Some say he needs a new swing coach; others say he needs help other places; some suggest he stop everything else—including following a well-known skier—to concentrate on his golf. Maybe his time has passed, that he will not surpass Jack Nicklaus in “major” titles; he definitely will not do that if he keeps playing the way he has been recently. He doesn’t need the money; but he needs the success, the spotlight though he doesn’t want any outsides coming inside.

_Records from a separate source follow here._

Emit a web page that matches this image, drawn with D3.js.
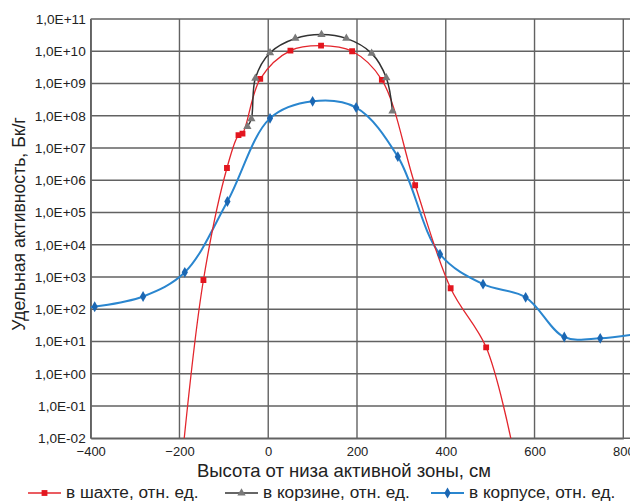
<!DOCTYPE html>
<html>
<head>
<meta charset="utf-8">
<script src="https://cdn.jsdelivr.net/npm/d3@7"></script>
<style>
  html, body { margin: 0; padding: 0; background: #fff; }
  svg { display: block; font-family: "Liberation Sans", Arial, sans-serif; }
</style>
</head>
<body>
<svg id="chart" width="630" height="502"></svg>
<script>
// Удельная активность по высоте (x — см от низа активной зоны, y — Бк/г)
const yTickLabels = ["1,0E-02","1,0E-01","1,0E+00","1,0E+01","1,0E+02","1,0E+03","1,0E+04",
  "1,0E+05","1,0E+06","1,0E+07","1,0E+08","1,0E+09","1,0E+10","1,0E+11"];
const xTicks = [-400, -200, 0, 200, 400, 600, 800];

// в шахте
const shaftX = [-190, -146, -93, -67, -58, -18, 50, 119, 189, 256, 331, 411, 491, 548];
const shaftY = [0.008, 810, 2.4e6, 2.5e7, 2.8e7, 1.4e9, 1.05e10, 1.5e10, 1.0e10, 1.3e9, 7e5, 450, 6.6, 0.008];
// в корзине
const basketX = [-47, -38, -29, 4, 61, 120, 176, 233, 266, 280];
const basketY = [4.6e7, 8.0e7, 1.45e9, 9.0e9, 2.5e10, 3.3e10, 2.5e10, 8.6e9, 1.5e9, 1.4e8];
// в корпусе
const vesselX = [-430, -391, -282, -188, -92, 4, 100, 198, 292, 387, 484, 580, 667, 748, 840];
const vesselY = [105, 120, 250, 1400, 2.2e5, 8.3e7, 2.8e8, 1.8e8, 5.4e6, 5100, 600, 235, 13.8, 12.6, 18];

const seriesNames = ["в шахте, отн. ед.", "в корзине, отн. ед.", "в корпусе, отн. ед."];

const svg = d3.select("#chart");
const pLeft = 90.7, pRight = 623.3, pTop = 19, pBottom = 438.3;
const gridColor = "#626262";

const x = d3.scaleLinear().domain([-400, 800]).range([pLeft, pRight]);
const y = d3.scaleLog().domain([1e-2, 1e11]).range([pBottom, pTop]);

const yTickVals = yTickLabels.map((_, i) => Math.pow(10, i - 2));

// сетка
const grid = svg.append("g").attr("stroke", gridColor).attr("stroke-width", 1.4);
grid.selectAll(".h").data(yTickVals).join("line")
  .attr("x1", pLeft).attr("x2", 630)
  .attr("y1", d => y(d)).attr("y2", d => y(d));
grid.selectAll(".v").data(xTicks).join("line")
  .attr("x1", d => x(d)).attr("x2", d => x(d))
  .attr("y1", pTop).attr("y2", pBottom);

// оси с подписями
const yAxis = d3.axisLeft(y).tickValues(yTickVals)
  .tickFormat((d, i) => yTickLabels[i]).tickSize(0).tickPadding(5);
const gy = svg.append("g").attr("transform", `translate(${pLeft},0)`).call(yAxis);
gy.select(".domain").attr("stroke", gridColor).attr("stroke-width", 1.4);
gy.selectAll("text").attr("font-size", 13.6).attr("fill", "#222")
  .attr("font-family", "Liberation Sans, Arial, sans-serif");

const xAxis = d3.axisBottom(x).tickValues(xTicks).tickFormat(d3.format("d")).tickSize(0).tickPadding(8);
const gx = svg.append("g").attr("transform", `translate(0,${pBottom})`).call(xAxis);
gx.select(".domain").attr("stroke", gridColor).attr("stroke-width", 1.4);
gx.selectAll("text").attr("font-size", 13).attr("fill", "#222")
  .attr("font-family", "Liberation Sans, Arial, sans-serif");

// заголовки осей
svg.append("text").attr("x", 344).attr("y", 477).attr("text-anchor", "middle")
  .attr("font-size", 18.5).attr("fill", "#222").text("Высота от низа активной зоны, см");
svg.append("text").attr("transform", "translate(25,224) rotate(-90)")
  .attr("text-anchor", "middle").attr("font-size", 17.6).attr("fill", "#222")
  .text("Удельная активность, Бк/г");

// область построения
svg.append("defs").append("clipPath").attr("id", "plot")
  .append("rect").attr("x", pLeft).attr("y", pTop - 6).attr("width", 630 - pLeft).attr("height", pBottom - pTop + 6);

const line = d3.line().x(d => x(d[0])).y(d => y(d[1])).curve(d3.curveCatmullRom.alpha(0.5));
const plot = svg.append("g").attr("clip-path", "url(#plot)");

const shaft = d3.zip(shaftX, shaftY);
const basket = d3.zip(basketX, basketY);
const vessel = d3.zip(vesselX, vesselY);

plot.append("path").datum(vessel).attr("d", line)
  .attr("fill", "none").attr("stroke", "#2a86cf").attr("stroke-width", 2);
plot.append("path").datum(shaft).attr("d", line)
  .attr("fill", "none").attr("stroke", "#e3262d").attr("stroke-width", 1.3);
plot.append("path").datum(basket).attr("d", line)
  .attr("fill", "none").attr("stroke", "#333").attr("stroke-width", 1.5);

const sq = d3.symbol().type(d3.symbolSquare).size(34);
const tri = d3.symbol().type(d3.symbolTriangle).size(30);
const dia = d3.symbol().type(d3.symbolDiamond).size(34);

plot.selectAll(".m-v").data(vessel).join("path")
  .attr("d", dia).attr("fill", "#1b67b3")
  .attr("transform", d => `translate(${x(d[0])},${y(d[1])})`);
plot.selectAll(".m-s").data(shaft).join("path")
  .attr("d", sq).attr("fill", "#e3161f")
  .attr("transform", d => `translate(${x(d[0])},${y(d[1])})`);
plot.selectAll(".m-b").data(basket).join("path")
  .attr("d", tri).attr("fill", "#7a7a7a")
  .attr("transform", d => `translate(${x(d[0])},${y(d[1])})`);

// легенда
const legend = [
  { x: 28, color: "#e3262d", mcolor: "#e3161f", sym: sq, w: 1.5 },
  { x: 225, color: "#333", mcolor: "#7a7a7a", sym: tri, w: 1.5 },
  { x: 431, color: "#2a86cf", mcolor: "#1b67b3", sym: dia, w: 2 }
];
const lg = svg.append("g");
legend.forEach((d, i) => {
  lg.append("line").attr("x1", d.x).attr("x2", d.x + 33).attr("y1", 493).attr("y2", 493)
    .attr("stroke", d.color).attr("stroke-width", d.w);
  lg.append("path").attr("d", d.sym).attr("fill", d.mcolor)
    .attr("transform", `translate(${d.x + 16.5},493)`);
  lg.append("text").attr("x", d.x + 38).attr("y", 497.5).attr("font-size", 17.2).attr("fill", "#222")
    .text(seriesNames[i]);
});
</script>
</body>
</html>
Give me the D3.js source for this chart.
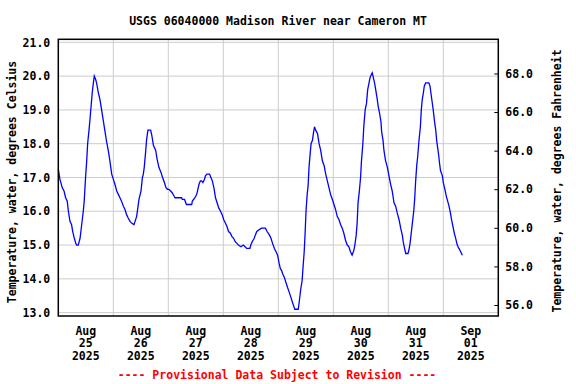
<!DOCTYPE html>
<html>
<head>
<meta charset="utf-8">
<script src="https://cdn.jsdelivr.net/npm/d3@7"></script>
<style>
  body { margin: 0; background: #fff; }
  svg text { font-family: "DejaVu Sans Mono", "Liberation Mono", monospace; font-weight: bold; }
</style>
</head>
<body>
<svg id="chart" width="576" height="384"></svg>
<script>
// series: hours since 2025-08-25 00:00, water temperature in deg C
var startDate = new Date(2025, 7, 25, 0, 0);
var endDate = new Date(2025, 8, 2, 0, 0);
var hours = [0, 0.7, 1.7, 2.5, 3.2, 3.9, 4.4, 5.1, 5.8, 6.3, 7.0, 7.6, 8.0, 8.7, 9.5, 10.2, 10.9, 11.3, 11.9, 12.4, 12.8, 13.4, 13.8, 14.3, 14.8, 15.3, 15.7, 16.3, 16.7, 17.5, 18.2, 18.9, 19.6, 20.4, 21.1, 21.8, 22.5, 23.3,
	24.0, 24.7, 25.5, 26.2, 26.9, 27.6, 28.4, 29.1, 29.8, 30.5, 31.3, 32.0, 33.0, 33.5, 34.2, 34.6, 35.2, 36.1, 36.7, 37.1, 37.5, 38.1, 38.5, 39.1, 40.3, 40.8, 41.5, 42.5, 43.1, 43.9, 44.8, 45.5, 46.3, 47.0, 47.7,
	48.3, 49.0, 49.7, 50.5, 50.9, 53.8, 54.1, 55.1, 55.9, 58.2, 58.5, 59.6, 60.4, 60.9, 61.4, 62.0, 62.5, 63.1, 63.8, 64.2, 64.9, 66.0, 66.6, 67.2, 67.9, 68.6, 69.3, 70.0, 70.8, 71.5,
	72.2, 72.9, 73.6, 74.3, 75.1, 75.8, 76.5, 77.2, 77.9, 78.6, 79.7, 80.7, 81.5, 82.2, 83.6, 84.0, 84.6, 85.5, 86.0, 86.6, 88.6, 90.4, 91.1, 92.1, 92.8, 93.5, 94.3, 95.0, 95.7,
	96.4, 96.9, 97.4, 97.9, 98.6, 99.3, 100.0, 100.8, 101.5, 102.2, 102.7, 103.2, 104.7, 105.1, 105.8, 106.4, 106.8, 107.3, 107.7, 108.1, 108.6, 109.0, 109.4, 109.9, 110.3, 110.9, 111.3, 111.8, 112.3, 113.1, 113.8, 114.5, 115.2, 116.0, 116.7, 117.4, 118.1, 118.8, 119.6,
	120.3, 121.0, 121.7, 122.5, 123.2, 123.9, 124.6, 125.3, 126.1, 126.8, 127.5, 128.2, 129.0, 129.4, 130.0, 130.4, 130.8, 131.3, 131.9, 132.3, 132.9, 133.3, 133.9, 134.5, 135.0, 135.6, 136.0, 136.6, 137.0, 137.5, 138.0, 138.5, 139.1, 139.6, 140.2, 140.8, 141.1, 141.7, 142.1, 142.8, 143.6,
	144.3, 145.0, 145.7, 146.5, 147.2, 147.9, 148.7, 149.4, 150.1, 150.5, 151.1, 151.6, 152.6, 153.0, 153.5, 154.0, 154.5, 155.1, 155.5, 155.9, 156.4, 156.8, 157.4, 158.0, 158.4, 158.8, 159.3, 159.7, 160.3, 161.7, 162.2, 162.6, 163.1, 163.6, 164.1, 164.7, 165.1, 165.5, 166.0, 166.4, 166.8, 167.6,
	168.0, 168.7, 169.3, 169.9, 170.5, 171.1, 171.6, 172.2, 172.8, 173.4, 174.1, 174.8, 175.6, 176.3];
var tempC = [17.25, 16.95, 16.7, 16.6, 16.4, 16.3, 16.0, 15.7, 15.6, 15.4, 15.2, 15.05, 15.0, 15.0, 15.2, 15.6, 16.0, 16.3, 17.0, 17.5, 18.0, 18.4, 18.7, 19.1, 19.5, 19.8, 20.0, 19.9, 19.8, 19.5, 19.3, 19.0, 18.7, 18.35, 18.05, 17.8, 17.5, 17.1,
	16.95, 16.8, 16.6, 16.5, 16.4, 16.3, 16.15, 16.05, 15.9, 15.8, 15.7, 15.65, 15.6, 15.7, 15.85, 16.05, 16.35, 16.6, 17.0, 17.1, 17.3, 17.75, 18.1, 18.4, 18.4, 18.25, 17.95, 17.8, 17.55, 17.3, 17.15, 17.0, 16.85, 16.7, 16.65,
	16.65, 16.6, 16.55, 16.45, 16.4, 16.4, 16.35, 16.35, 16.2, 16.2, 16.3, 16.4, 16.5, 16.65, 16.8, 16.9, 16.9, 16.85, 16.95, 17.05, 17.1, 17.1, 17.0, 16.9, 16.7, 16.4, 16.25, 16.1, 16.0, 15.9,
	15.75, 15.65, 15.55, 15.4, 15.35, 15.25, 15.2, 15.1, 15.05, 15.0, 14.95, 15.0, 14.95, 14.9, 14.9, 15.0, 15.1, 15.2, 15.3, 15.4, 15.5, 15.5, 15.4, 15.3, 15.2, 15.05, 14.9, 14.8, 14.7,
	14.45, 14.3, 14.25, 14.15, 14.05, 13.9, 13.75, 13.6, 13.45, 13.3, 13.2, 13.1, 13.1, 13.3, 13.7, 13.95, 14.35, 14.8, 15.35, 16.0, 16.5, 16.75, 17.3, 17.7, 18.0, 18.1, 18.3, 18.5, 18.4, 18.3, 18.0, 17.8, 17.5, 17.35, 17.1, 16.9, 16.7, 16.5, 16.35,
	16.2, 16.05, 15.85, 15.75, 15.6, 15.5, 15.35, 15.15, 15.0, 14.95, 14.8, 14.7, 14.85, 15.0, 15.3, 15.65, 16.25, 16.55, 17.0, 17.5, 18.0, 18.5, 19.0, 19.2, 19.6, 19.8, 19.95, 20.05, 20.1, 19.95, 19.8, 19.6, 19.35, 19.1, 18.9, 18.65, 18.35, 18.1, 17.8, 17.5, 17.3,
	17.05, 16.8, 16.6, 16.25, 16.15, 15.95, 15.75, 15.5, 15.3, 15.1, 14.9, 14.75, 14.75, 14.85, 15.05, 15.35, 15.65, 16.0, 16.35, 16.85, 17.35, 17.6, 18.1, 18.5, 19.0, 19.3, 19.5, 19.7, 19.8, 19.8, 19.7, 19.5, 19.25, 19.0, 18.7, 18.4, 18.1, 17.9, 17.65, 17.4, 17.2, 17.05,
	16.85, 16.65, 16.45, 16.3, 16.15, 15.95, 15.75, 15.55, 15.35, 15.2, 15.0, 14.9, 14.8, 14.7];

var celsiusTicks = [13, 14, 15, 16, 17, 18, 19, 20, 21];
var fahrenheitTicks = [56, 58, 60, 62, 64, 66, 68];
var dayMonths = ["Aug", "Aug", "Aug", "Aug", "Aug", "Aug", "Aug", "Sep"];
var dayNums = ["25", "26", "27", "28", "29", "30", "31", "01"];
var dayYears = ["2025", "2025", "2025", "2025", "2025", "2025", "2025", "2025"];

var titleText = "USGS 06040000 Madison River near Cameron MT";
var leftTitle = "Temperature, water, degrees Celsius";
var rightTitle = "Temperature, water, degrees Fahrenheit";
var noteText = "---- Provisional Data Subject to Revision ----";

var plotLeft = 58.3, plotRight = 498.3, plotTop = 39.3, plotBottom = 316;

var svg = d3.select("#chart");

var x = d3.scaleTime().domain([startDate, endDate]).range([plotLeft, plotRight]);
var y = d3.scaleLinear().domain([12.9, 21.09]).range([plotBottom, plotTop]);
var yF = d3.scaleLinear().domain([55.43, 69.77]).range([plotBottom, plotTop]);

var data = hours.map(function(h, i) {
	return { t: new Date(startDate.getTime() + h * 3600e3), c: tempC[i] };
});

// grid
var grid = svg.append("g").attr("stroke", "#cccccc").attr("stroke-width", 1);
celsiusTicks.forEach(function(v) {
	grid.append("line").attr("x1", plotLeft).attr("x2", plotRight).attr("y1", y(v)).attr("y2", y(v));
});
var midnights = d3.timeDay.range(d3.timeDay.offset(startDate, 1), endDate);
midnights.forEach(function(d) {
	grid.append("line").attr("x1", x(d)).attr("x2", x(d)).attr("y1", plotTop).attr("y2", plotBottom);
});

// series
var line = d3.line().x(function(d) { return x(d.t); }).y(function(d) { return y(d.c); });
svg.append("path").datum(data)
	.attr("fill", "none").attr("stroke", "#0000ff").attr("stroke-width", 1.3)
	.attr("d", line);

// frame
svg.append("rect").attr("x", plotLeft).attr("y", plotTop).attr("width", plotRight - plotLeft).attr("height", plotBottom - plotTop)
	.attr("fill", "none").attr("stroke", "#000").attr("stroke-width", 1.5);

// left axis
var axL = svg.append("g").attr("transform", "translate(" + plotLeft + ",0)")
	.call(d3.axisLeft(y).tickValues(celsiusTicks).tickSize(0).tickPadding(8).tickFormat(d3.format(".1f")));
axL.select(".domain").remove();
axL.selectAll("text").attr("font-size", 11.5).attr("fill", "#000")
	.style("font-family", "DejaVu Sans Mono").style("font-weight", "bold");

// right axis
var axR = svg.append("g").attr("transform", "translate(" + plotRight + ",0)")
	.call(d3.axisRight(yF).tickValues(fahrenheitTicks).tickSizeInner(-4).tickSizeOuter(0).tickPadding(7).tickFormat(d3.format(".1f")));
axR.select(".domain").remove();
axR.selectAll("line").attr("stroke", "#000");
axR.selectAll("text").attr("font-size", 11.5).attr("fill", "#000")
	.style("font-family", "DejaVu Sans Mono").style("font-weight", "bold");

// x labels at noon of each day
var xl = svg.append("g").attr("font-size", 11.5).attr("text-anchor", "middle");
dayNums.forEach(function(dn, i) {
	var cx = x(d3.timeHour.offset(d3.timeDay.offset(startDate, i), 12));
	var t = xl.append("text").attr("x", cx);
	t.append("tspan").attr("x", cx).attr("y", 334.5).text(dayMonths[i]);
	t.append("tspan").attr("x", cx).attr("y", 347.2).text(dn);
	t.append("tspan").attr("x", cx).attr("y", 359.9).text(dayYears[i]);
});

svg.append("text").attr("x", 278).attr("y", 24.5).attr("text-anchor", "middle")
	.attr("font-size", 11.5).text(titleText);

svg.append("text").attr("transform", "translate(16,182) rotate(-90)").attr("text-anchor", "middle")
	.attr("font-size", 11.5).text(leftTitle);

svg.append("text").attr("transform", "translate(561,181) rotate(-90)").attr("text-anchor", "middle")
	.attr("font-size", 11.5).text(rightTitle);

svg.append("text").attr("x", 277).attr("y", 379).attr("text-anchor", "middle")
	.attr("font-size", 11.5).attr("fill", "#ff0000").text(noteText);
</script>
</body>
</html>
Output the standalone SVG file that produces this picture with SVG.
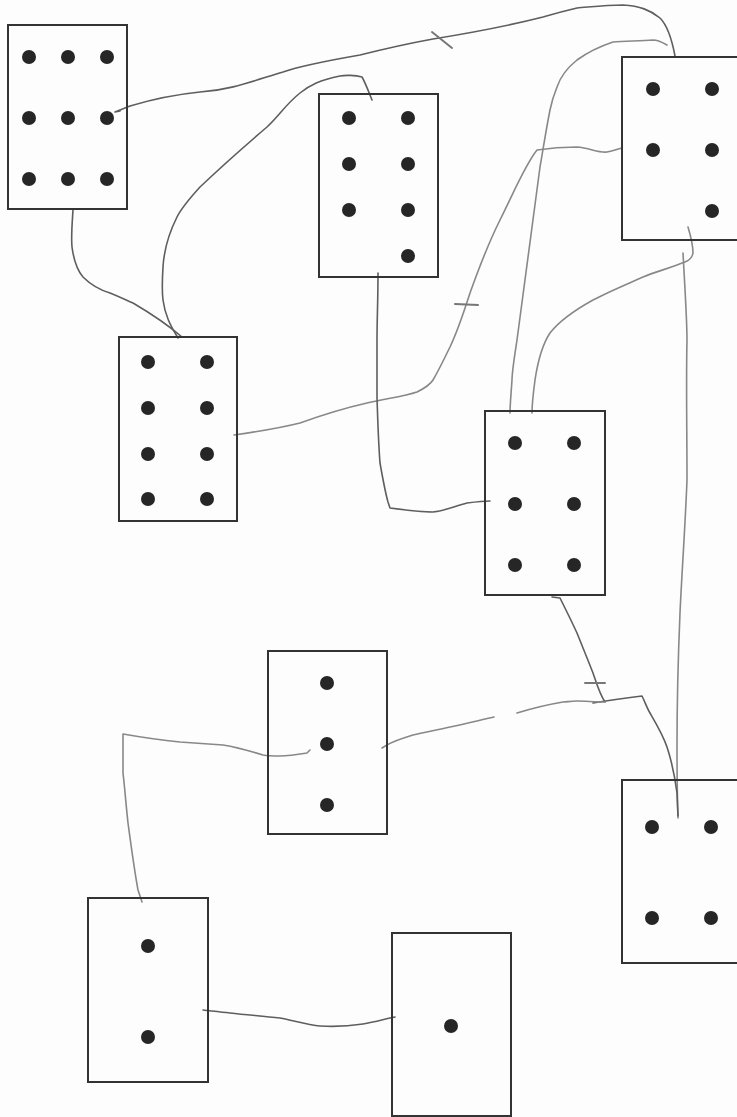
<svg xmlns="http://www.w3.org/2000/svg" width="737" height="1117" viewBox="0 0 737 1117">
<style>
.box{fill:none;stroke:#333;stroke-width:2}
.dot{fill:#262626}
.wire{fill:none;stroke:#888;stroke-width:1.6;stroke-linecap:round;stroke-linejoin:round}
.dark{stroke:#5e5e5e}
.tick{fill:none;stroke:#777;stroke-width:2;stroke-linecap:round}
</style>
<rect width="737" height="1117" fill="#fdfdfd"/>
<g id="connectors">
<path class="wire dark" d="M675,56 C672,40 668,26 660,18 C650,10 640,6 623,5 C605,5 590,7 577,8 C560,12 550,15 543,17 C500,28 470,33 433,39 C400,45 380,50 360,55 C320,62 300,66 283,72 C250,82 230,90 200,92 C170,95 150,100 130,106 L115,112 L120,111"/>
<path class="tick" d="M432,32 L452,48"/>
<path class="wire dark" d="M372,100 C368,90 365,82 362,77 C355,75 345,75 340,76 C320,80 310,85 300,93 C285,105 280,115 267,127 C240,150 220,168 200,187 C190,198 182,207 177,217 C168,235 164,250 163,267 C162,283 162,292 163,300 C165,315 170,325 178,338"/>
<path class="wire dark" d="M73,210 C72,225 71,237 72,247 C74,262 77,270 83,277 C92,286 100,290 110,293 C120,297 126,300 133,303 C150,313 168,325 182,337"/>
<path class="wire" d="M234,435 C255,432 280,428 300,423 C325,414 345,408 367,403 C390,398 405,396 417,392 C425,388 430,385 433,380 C440,368 445,357 450,347 C458,330 462,318 470,293 C480,265 490,240 500,220 C515,190 525,165 537,150 C550,148 565,147 577,147 C590,148 598,153 607,152 C613,151 618,149 622,148"/>
<path class="tick" d="M455,304 L478,305"/>
<path class="wire" d="M667,45 C662,42 658,40 653,40 C640,41 625,41 613,42 C598,47 588,52 577,60 C567,68 560,78 557,87 C553,97 551,105 550,110 C546,130 543,150 540,167 C532,230 524,290 517,340 C514,360 512,372 512,380 C511,395 510,405 510,413"/>
<path class="wire" d="M688,227 C691,237 693,245 693,253 C692,258 690,260 685,262 C670,268 655,272 643,277 C625,285 608,292 593,300 C575,310 560,320 550,333 C542,345 538,360 535,380 C533,395 532,405 532,413"/>
<path class="wire" d="M683,253 C685,290 687,320 687,340 C686,380 687,430 687,480 C685,530 682,570 680,613 C678,660 677,710 677,747 C677,770 677,790 678,818"/>
<path class="wire dark" d="M378,273 C378,300 377,320 377,340 C377,370 377,380 377,397 C378,430 379,450 380,463 C383,480 386,495 388,502 L390,508 C405,510 420,512 433,512 C445,511 455,506 467,503 C475,502 483,501 490,501"/>
<path class="wire dark" d="M552,597 L560,598 C566,610 571,620 577,633 C583,648 588,660 593,673 C597,685 600,695 605,702"/>
<path class="tick" d="M585,683 L605,683"/>
<path class="wire dark" d="M593,703 C610,700 625,698 642,696 C645,702 647,708 650,713 C657,725 663,735 667,747 C672,762 675,778 677,793 L678,816"/>
<path class="wire" d="M605,702 C595,702 585,701 577,701 C570,701 567,702 563,702 C545,705 530,709 517,713"/>
<path class="wire" d="M494,717 C480,720 470,723 450,727 C438,730 425,732 413,735 C400,739 392,742 387,745 L382,748"/>
<path class="wire" d="M310,750 L307,753 C295,755 288,756 280,756 C272,756 268,756 263,755 C250,751 235,747 223,745 C208,744 195,743 180,742 C160,740 140,737 123,734 C123,750 123,762 123,773 C125,790 126,805 128,823 C131,845 134,868 138,890 L142,902"/>
<path class="wire dark" d="M203,1010 C212,1011 220,1012 230,1013 C248,1015 262,1016 280,1018 C295,1021 308,1025 320,1026 C335,1027 350,1026 363,1024 C375,1022 385,1019 395,1017"/>
</g>
<g id="node-a">
<rect class="box" x="8" y="25" width="119" height="184"/>
<circle class="dot" cx="29" cy="57" r="7"/><circle class="dot" cx="68" cy="57" r="7"/><circle class="dot" cx="107" cy="57" r="7"/>
<circle class="dot" cx="29" cy="118" r="7"/><circle class="dot" cx="68" cy="118" r="7"/><circle class="dot" cx="107" cy="118" r="7"/>
<circle class="dot" cx="29" cy="179" r="7"/><circle class="dot" cx="68" cy="179" r="7"/><circle class="dot" cx="107" cy="179" r="7"/>
</g>
<g id="node-b">
<rect class="box" x="319" y="94" width="119" height="183"/>
<circle class="dot" cx="349" cy="118" r="7"/><circle class="dot" cx="408" cy="118" r="7"/>
<circle class="dot" cx="349" cy="164" r="7"/><circle class="dot" cx="408" cy="164" r="7"/>
<circle class="dot" cx="349" cy="210" r="7"/><circle class="dot" cx="408" cy="210" r="7"/>
<circle class="dot" cx="408" cy="256" r="7"/>
</g>
<g id="node-c">
<rect class="box" x="622" y="57" width="125" height="183"/>
<circle class="dot" cx="653" cy="89" r="7"/><circle class="dot" cx="712" cy="89" r="7"/>
<circle class="dot" cx="653" cy="150" r="7"/><circle class="dot" cx="712" cy="150" r="7"/>
<circle class="dot" cx="712" cy="211" r="7"/>
</g>
<g id="node-d">
<rect class="box" x="119" y="337" width="118" height="184"/>
<circle class="dot" cx="148" cy="362" r="7"/><circle class="dot" cx="207" cy="362" r="7"/>
<circle class="dot" cx="148" cy="408" r="7"/><circle class="dot" cx="207" cy="408" r="7"/>
<circle class="dot" cx="148" cy="454" r="7"/><circle class="dot" cx="207" cy="454" r="7"/>
<circle class="dot" cx="148" cy="499" r="7"/><circle class="dot" cx="207" cy="499" r="7"/>
</g>
<g id="node-e">
<rect class="box" x="485" y="411" width="120" height="184"/>
<circle class="dot" cx="515" cy="443" r="7"/><circle class="dot" cx="574" cy="443" r="7"/>
<circle class="dot" cx="515" cy="504" r="7"/><circle class="dot" cx="574" cy="504" r="7"/>
<circle class="dot" cx="515" cy="565" r="7"/><circle class="dot" cx="574" cy="565" r="7"/>
</g>
<g id="node-f">
<rect class="box" x="268" y="651" width="119" height="183"/>
<circle class="dot" cx="327" cy="683" r="7"/>
<circle class="dot" cx="327" cy="744" r="7"/>
<circle class="dot" cx="327" cy="805" r="7"/>
</g>
<g id="node-g">
<rect class="box" x="622" y="780" width="125" height="183"/>
<circle class="dot" cx="652" cy="827" r="7"/><circle class="dot" cx="711" cy="827" r="7"/>
<circle class="dot" cx="652" cy="918" r="7"/><circle class="dot" cx="711" cy="918" r="7"/>
</g>
<g id="node-h">
<rect class="box" x="88" y="898" width="120" height="184"/>
<circle class="dot" cx="148" cy="946" r="7"/>
<circle class="dot" cx="148" cy="1037" r="7"/>
</g>
<g id="node-i">
<rect class="box" x="392" y="933" width="119" height="183"/>
<circle class="dot" cx="451" cy="1026" r="7"/>
</g>
</svg>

There is a solution to his woes, but it would be un-Tiger-like to do it. He needs to throttle back on the tee, not try to duplicate his game that dominated the tour for so long. He needs to hit straighter yet shorter shots off the tee and develop a better mid-range game. In doing so, if successful, he’ll increase his confidence and not enter a tournament wondering if he’ll be around for the final two rounds. He doesn’t need a new swing coach or a new caddy or a new psychological guru. Nearly any daily greens fee golfer could take the place of each of those. It’s obvious Tiger’s not having fun playing tour events and that’s because he’s not winning, not dominating. He’ll only get the fun and the winning back when he hits fairways and greens and holes a few putts. It’s to be seen if he can do it; it’s doubtful he ever will. Golf will survive without him. It’s been nice knowing his game.